I vostri alberghi si servono di intermediari quali Booking e Trivago? Chi sono e da dove arrivano i vostri clienti?
“Ormai è impossibile prescindere dalle O.T.A (online Travel Agency) che veicolano la clientela. Inoltre quest’ultima si muove anche per conto proprio dunque va seguita. Nel caso del The Pantheon che è un albergo del circuito Marriott la clientela ha accesso a dei programmi di fidelizzazione garantiti dal circuito mondiale però la nostra tendenza è quella di comprimere quanto più possibile il ricorso alle OTA che sono uno strumento valido ma sarebbe sbagliato considerarle o trasformarle nell’unico canale di garanzia di occupazione di un albergo. Nei 4 stelle i nostri clienti sono per la maggior parte europei e asiatici. Invece il 5 stelle è richiesto soprattutto da americani anche perché facendo parte del circuito Marriott il maggior bacino di utenza è gli Stati Uniti”.

Fatturato?
“Non amo parlare di numeri, perché non si riduce tutto ai numeri, ma nel nostro caso posso dire che siamo passati da zero a…quasi 45milioni di fatturato in sei anni, cioè da quando è iniziata questa avventura. In media, per ogni anno il fatturato è stato di 7 milioni di euro, ma l’incremento reale è stato superiore”.

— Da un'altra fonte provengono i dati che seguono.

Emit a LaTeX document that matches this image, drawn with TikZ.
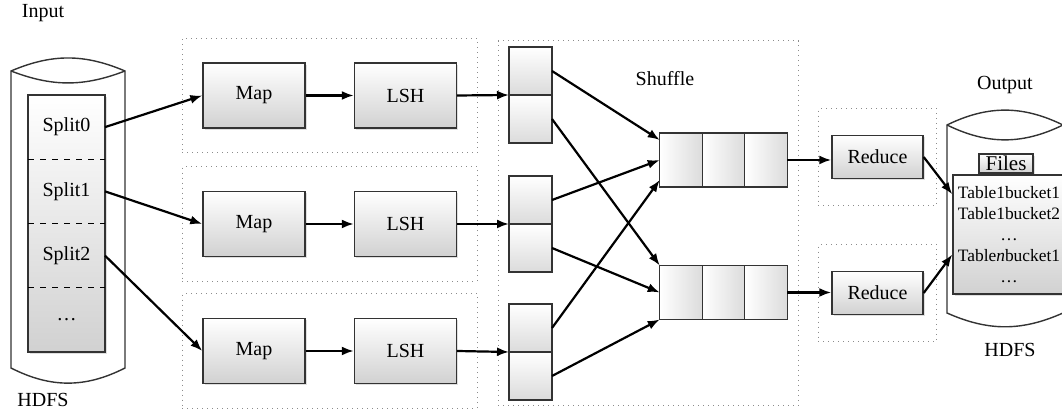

E tra 10 anni dove sarà il gruppo Tridente?
“Proprio perché quello che mi interessa non è solo aumentare il fatturato, a questa domanda rispondo che vorrei aumentare le experience e diffondere una cultura dell’ospitalità e della valorizzazione degli asset. Questo è il mio vero obiettivo nel prossimo futuro. L’ambizione è quella di dire qualcosa di nuovo, dopo essere partiti da un ambito locale, essere passati a quello interregionale, internazionale e chissà, ne viene fuori un progetto molto ambizioso. Certo. Se si vuole partecipare alla Champions League bisogna adeguarsi e dotarsi degli strumenti necessari per partecipare e puntare a vincere. Bisogna crederci sin dall’inizio, non arrendersi e pensare “mai dire mai”. Quando partecipai alla competizione per l’aggiudicazione dell’immobile dove oggi sorge il The Pantheon, io ero piccolo piccolo in confronto ai miei competitor, tutti validi e determinati a prenderselo. Qualcuno parlando tentò di scoraggiarmi dicendomi che tanto non ce l’avrei fatta ed io ebbi la reazione contraria, diventati sempre più determinato ad aggiudicarmelo e alla fine ci riuscii, mi sentii come Davide contro Golia. In conclusione le dico che la cosa che mi sta più a cuore è cercare di fare la differenza come gruppo imprenditoriale e a livello personale. Un grande viaggiatore di fine ‘800 scrisse a proposito di Roma “triste è quel popolo non già che non abbia mai conosciuto la bellezza, ma che avendola conosciuta la vede deperire giorno per giorno”. Ecco io vorrei riuscire insieme a tutti quelli che la pensano come me, che hanno volontà e passione, ad invertire la rotta sulla decadenza di Roma e ritorni a splendere più bella di prima”.